The shallow work that increasingly dominates the time and attention of knowledge workers is less vital than it often seems in the moment.
A nontrivial amount of shallow work is needed to maintain most knowledge work jobs.
Deep work is exhausting because it pushes you toward the limit of your abilities. For someone new to such practice, an hour a day is a reasonable limit. For those familiar with the rigors of such activities, the limit expands to something like four hours, but rarely more.
We spend much of our day on autopilot, not giving though to what we're doing with out time. This is a problem. Adopt the habit of pausing before action and asking what makes the most sense right now?
Divide hour fo your workday into blocks. Not every block needs to be dedicated to a work task - also lunch and relaxation. Minimum size of a box is 30 minutes. Batch similar things to a more generic task blocks.
Your goal is not to stick to the schedule but rather to have a thoughtful say in what you are doing with your time.
Make the blocks longer than what you think will be required to finish the task.

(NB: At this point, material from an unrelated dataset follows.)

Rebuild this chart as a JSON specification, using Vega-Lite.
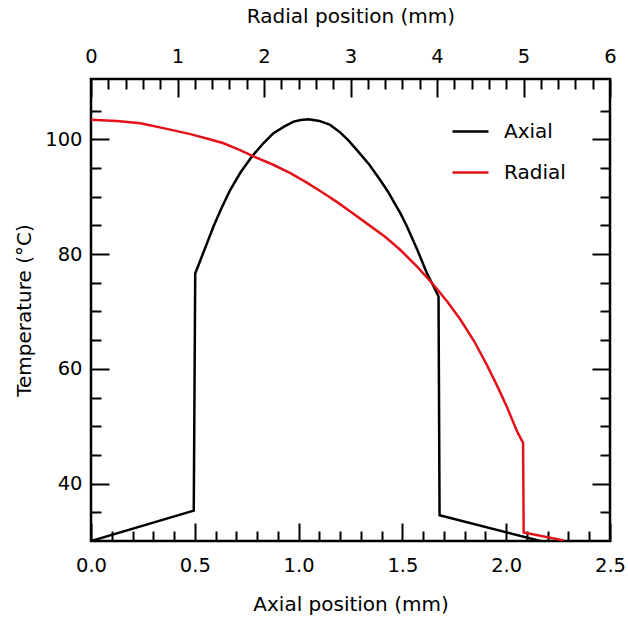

How long would it take in months to train a smart recent college graduate with no specialized training to complete this task?
Tasks that leverage your expertise provide double benefit - return more value per time spent and stretch your abilities leading to improvement.
Firm goal of not working past a certain time; work backward to find productivity strategies that allow to satisfy declaration.
Reduction in shallow frees up more energy for the deep alternative, allowing us to produce more than if we had defaulted to a more crowded schedule. Limits to our time needs more careful thinking about organizational habits also leading to more value produces as compared to a longer but less organized schedules.
Fixed-schedule productivity is a meta-habit - simple to adopt, broad in its impact.